Lifecycle costs also including a consideration of availability vs. an outage. “You can’t look at lifecycle costs solely from a first-cost perspective; you have to consider the cost of providing service,” says Brown. “For example, we are able to provide four 9s. That means we’re operational 99.99 percent of the time. We’d like to be at five 9s: 99.999 percent. How much would we lose if we weren’t operational? Imagine 6,000 teachers not able to access grade books for an entire day. Imagine our Trane monitoring equipment not being able to send email notifications to facilities staff.”

Lifecycle costs also include the ability of IT staff to support and maintain the equipment purchased. For example, KCS is investing in Chromebooks for a one-to-one initiative. A factor in the decision to go with this device is that they’re easy to manage from the Google administration panel and they automatically update with the Chrome operating system. “With Chromebooks,” says Merritt, “we can scale up but don’t necessarily have to add personnel. If we have to add staff, ramping up can become cost prohibitive and possibly unsustainable in the future when relying on funding sources.”

KCS is purchasing the computers with grant money, which raises the question of being able to sustain future usage as they complete their lifecycles. Merritt indicates that the computers cost less than $250 each, compared to almost $1,000 for Macbook Pros, and that they cost less than $150 to repair. “We’re saving huge by buying devices that cost less,” he explains, “and that will help with sustainability.

“We’re not just buying the least expensive piece of equipment,” Merritt continues. “The Chrome platform provides everything we need without the cost of full-fledged pcs or Macs, at a price point that is sustainable for us. And Google Apps for Education connects seamlessly with the Chrome operating system, which is a Google system as well.”

Equipment refreshing: Many districts refresh computers on a schedule. For example, MCSD refreshes every four years KCSD has an informal, five-year refresh cycle, although Merritt notes that, because technology changes so fast, it’s difficult to have a fixed replacement schedule. The sustainability challenge refreshing raises is, again, the ability to continue what has been begun. “First of all,” says Raible, “you have a 10 percent break/fix cost per year. Then you have to account for growth. For example, Charlotte-Mecklinburg Schools in North Carolina has 3,000 to 5,000 new students per year. That’s a substantial purchase on top of refreshing for the entire student body which, for them, is more than 130,000 units.”
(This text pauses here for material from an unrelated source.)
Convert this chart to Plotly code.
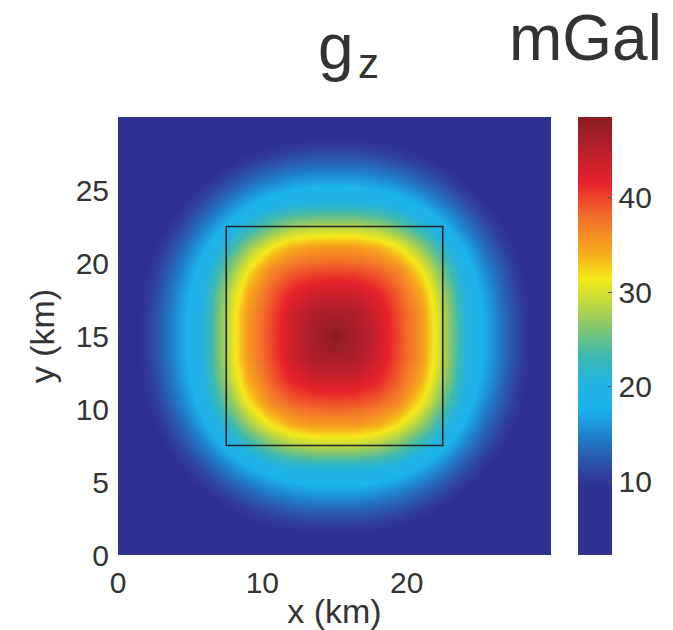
import plotly.graph_objects as go

# Grid coordinates (km)
x_km = [0, 1.5, 3, 4.5, 6, 7.5, 9, 10.5, 12, 13.5, 15, 16.5, 18, 19.5, 21, 22.5, 24, 25.5, 27, 28.5, 30]
y_km = [0, 1.5, 3, 4.5, 6, 7.5, 9, 10.5, 12, 13.5, 15, 16.5, 18, 19.5, 21, 22.5, 24, 25.5, 27, 28.5, 30]

# gz values (mGal), rows from y=0 (bottom) to y=30 (top)
gz_mgal = [
    [2.5, 2.9, 3.4, 4.0, 4.6, 5.1, 5.7, 6.1, 6.4, 6.6, 6.6, 6.6, 6.4, 6.1, 5.7, 5.1, 4.6, 4.0, 3.4, 2.9, 2.5],
    [2.9, 3.5, 4.2, 4.9, 5.8, 6.5, 7.5, 8.3, 8.8, 9.2, 9.2, 9.2, 8.8, 8.3, 7.5, 6.5, 5.8, 4.9, 4.2, 3.5, 2.9],
    [3.4, 4.2, 5.1, 6.1, 7.4, 8.7, 10.1, 11.3, 12.1, 12.7, 12.7, 12.7, 12.1, 11.3, 10.1, 8.7, 7.4, 6.1, 5.1, 4.2, 3.4],
    [4.0, 4.9, 6.1, 7.7, 9.4, 11.4, 13.3, 15.2, 16.3, 17.0, 17.0, 17.0, 16.3, 15.2, 13.3, 11.4, 9.4, 7.7, 6.1, 4.9, 4.0],
    [4.6, 5.8, 7.4, 9.4, 11.9, 14.7, 17.5, 19.5, 20.7, 21.2, 21.3, 21.2, 20.7, 19.5, 17.5, 14.7, 11.9, 9.4, 7.4, 5.8, 4.6],
    [5.1, 6.5, 8.7, 11.4, 14.7, 18.4, 21.8, 25.2, 27.4, 28.4, 28.5, 28.4, 27.4, 25.2, 21.8, 18.4, 14.7, 11.4, 8.7, 6.5, 5.1],
    [5.7, 7.5, 10.1, 13.3, 17.5, 21.8, 27.2, 31.5, 34.2, 35.3, 35.4, 35.3, 34.2, 31.5, 27.2, 21.8, 17.5, 13.3, 10.1, 7.5, 5.7],
    [6.1, 8.3, 11.3, 15.2, 19.5, 25.2, 31.5, 36.3, 38.5, 39.4, 39.6, 39.4, 38.5, 36.3, 31.5, 25.2, 19.5, 15.2, 11.3, 8.3, 6.1],
    [6.4, 8.8, 12.1, 16.3, 20.7, 27.4, 34.2, 38.5, 41.5, 43.3, 43.6, 43.3, 41.5, 38.5, 34.2, 27.4, 20.7, 16.3, 12.1, 8.8, 6.4],
    [6.6, 9.2, 12.7, 17.0, 21.2, 28.4, 35.3, 39.4, 43.3, 45.8, 46.6, 45.8, 43.3, 39.4, 35.3, 28.4, 21.2, 17.0, 12.7, 9.2, 6.6],
    [6.6, 9.2, 12.7, 17.0, 21.3, 28.5, 35.4, 39.6, 43.6, 46.6, 48.5, 46.6, 43.6, 39.6, 35.4, 28.5, 21.3, 17.0, 12.7, 9.2, 6.6],
    [6.6, 9.2, 12.7, 17.0, 21.2, 28.4, 35.3, 39.4, 43.3, 45.8, 46.6, 45.8, 43.3, 39.4, 35.3, 28.4, 21.2, 17.0, 12.7, 9.2, 6.6],
    [6.4, 8.8, 12.1, 16.3, 20.7, 27.4, 34.2, 38.5, 41.5, 43.3, 43.6, 43.3, 41.5, 38.5, 34.2, 27.4, 20.7, 16.3, 12.1, 8.8, 6.4],
    [6.1, 8.3, 11.3, 15.2, 19.5, 25.2, 31.5, 36.3, 38.5, 39.4, 39.6, 39.4, 38.5, 36.3, 31.5, 25.2, 19.5, 15.2, 11.3, 8.3, 6.1],
    [5.7, 7.5, 10.1, 13.3, 17.5, 21.8, 27.2, 31.5, 34.2, 35.3, 35.4, 35.3, 34.2, 31.5, 27.2, 21.8, 17.5, 13.3, 10.1, 7.5, 5.7],
    [5.1, 6.5, 8.7, 11.4, 14.7, 18.4, 21.8, 25.2, 27.4, 28.4, 28.5, 28.4, 27.4, 25.2, 21.8, 18.4, 14.7, 11.4, 8.7, 6.5, 5.1],
    [4.6, 5.8, 7.4, 9.4, 11.9, 14.7, 17.5, 19.5, 20.7, 21.2, 21.3, 21.2, 20.7, 19.5, 17.5, 14.7, 11.9, 9.4, 7.4, 5.8, 4.6],
    [4.0, 4.9, 6.1, 7.7, 9.4, 11.4, 13.3, 15.2, 16.3, 17.0, 17.0, 17.0, 16.3, 15.2, 13.3, 11.4, 9.4, 7.7, 6.1, 4.9, 4.0],
    [3.4, 4.2, 5.1, 6.1, 7.4, 8.7, 10.1, 11.3, 12.1, 12.7, 12.7, 12.7, 12.1, 11.3, 10.1, 8.7, 7.4, 6.1, 5.1, 4.2, 3.4],
    [2.9, 3.5, 4.2, 4.9, 5.8, 6.5, 7.5, 8.3, 8.8, 9.2, 9.2, 9.2, 8.8, 8.3, 7.5, 6.5, 5.8, 4.9, 4.2, 3.5, 2.9],
    [2.5, 2.9, 3.4, 4.0, 4.6, 5.1, 5.7, 6.1, 6.4, 6.6, 6.6, 6.6, 6.4, 6.1, 5.7, 5.1, 4.6, 4.0, 3.4, 2.9, 2.5],
]

# Prism outline (km)
prism_x = [7.5, 22.5]
prism_y = [7.5, 22.5]

x_ticks = [0, 10, 20]
y_ticks = [0, 5, 10, 15, 20, 25]
cbar_ticks = [10, 20, 30, 40]
z_range = [2.2, 48.5]

colorscale = [
    [0.000, "#2E3192"],
    [0.150, "#2E3192"],
    [0.180, "#2F3D9C"],
    [0.225, "#2A5DB3"],
    [0.275, "#1F84D0"],
    [0.335, "#1CB3EC"],
    [0.390, "#22B3E4"],
    [0.455, "#3DB9B0"],
    [0.520, "#84C66E"],
    [0.580, "#C6DA3A"],
    [0.630, "#F5E91A"],
    [0.690, "#F7AA1C"],
    [0.770, "#F2702A"],
    [0.850, "#E8222B"],
    [0.930, "#B41F2B"],
    [1.000, "#8A1C22"],
]

FONT = "Liberation Sans, Arial, Helvetica, sans-serif"
TXT = "#333333"
TICK_SIZE = 30
LABEL_SIZE = 34

fig = go.Figure()
fig.add_trace(go.Heatmap(
    x=x_km, y=y_km, z=gz_mgal,
    zmin=z_range[0], zmax=z_range[1],
    zsmooth="best",
    colorscale=colorscale,
    colorbar=dict(
        x=1.062, xanchor="left", xref="paper",
        y=0.5, yanchor="middle", len=1.0, lenmode="fraction",
        thickness=34, thicknessmode="pixels",
        outlinewidth=0,
        tickvals=cbar_ticks,
        ticks="inside", ticklen=4, tickcolor="#555555",
        tickfont=dict(family=FONT, size=TICK_SIZE, color=TXT),
        ypad=0, xpad=0,
    ),
    hoverinfo="skip",
))

fig.add_shape(type="rect", x0=prism_x[0], x1=prism_x[1], y0=prism_y[0], y1=prism_y[1],
              line=dict(color="#222222", width=1.6), xref="x", yref="y")

# Title: g with subscript z, and the unit
fig.add_annotation(text="g", x=0.5046, y=1.2459, xref="paper", yref="paper",
                   showarrow=False, xanchor="center", yanchor="top",
                   font=dict(family=FONT, size=64, color=TXT))
fig.add_annotation(text="z", x=0.578, y=1.1808, xref="paper", yref="paper",
                   showarrow=False, xanchor="center", yanchor="top",
                   font=dict(family=FONT, size=42, color=TXT))
fig.add_annotation(text="mGal", x=1.0797, y=1.2671, xref="paper", yref="paper",
                   showarrow=False, xanchor="center", yanchor="top",
                   font=dict(family=FONT, size=64, color=TXT))

fig.update_layout(
    width=673, height=630,
    margin=dict(l=118, r=122, t=117, b=75, pad=0, autoexpand=False),
    paper_bgcolor="white", plot_bgcolor="white",
    font=dict(family=FONT, color=TXT, size=TICK_SIZE),
    xaxis=dict(range=[0, 30], tickvals=x_ticks, showgrid=False, zeroline=False,
               showline=False, ticks="outside", ticklen=1, tickcolor="rgba(0,0,0,0)",
               tickfont=dict(size=TICK_SIZE, color=TXT), automargin=False,
               title=dict(text="x (km)", font=dict(size=LABEL_SIZE, color=TXT), standoff=4)),
    yaxis=dict(range=[0, 30], tickvals=y_ticks, showgrid=False, zeroline=False,
               showline=False, ticks="outside", ticklen=2, tickcolor="rgba(0,0,0,0)",
               tickfont=dict(size=TICK_SIZE, color=TXT), automargin=False,
               title=dict(text="y (km)", font=dict(size=LABEL_SIZE, color=TXT), standoff=10)),
)

fig.write_html("out.html")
There’s also equity to consider. Let’s say you replace 20 percent of the devices every year on a five-year cycle. Some parents are going to ask, “Why does my student’s school have an older computer but the other school has new computers?” Plus there are differentials to address, such as older devices not having the capability and capacity that new devices have, or the ability to accommodate newer programs, or the memory. “All that rolls into the discussion of sustainability,” says Raible. “Therefore, you have to plan for the initial purchase, but also how you’re going to continue the program through time. If you don’t it won’t be sustainable.”

Districts are doing much in the way of sustainability, in terms of both organizational and environmental sustainability. “As a team, we continually explore ways to reduce our energy consumption,” notes Gavitt. “We have to be aware and seek opportunities. One thing is sure: We couldn’t do it without the IT team and IT integration.”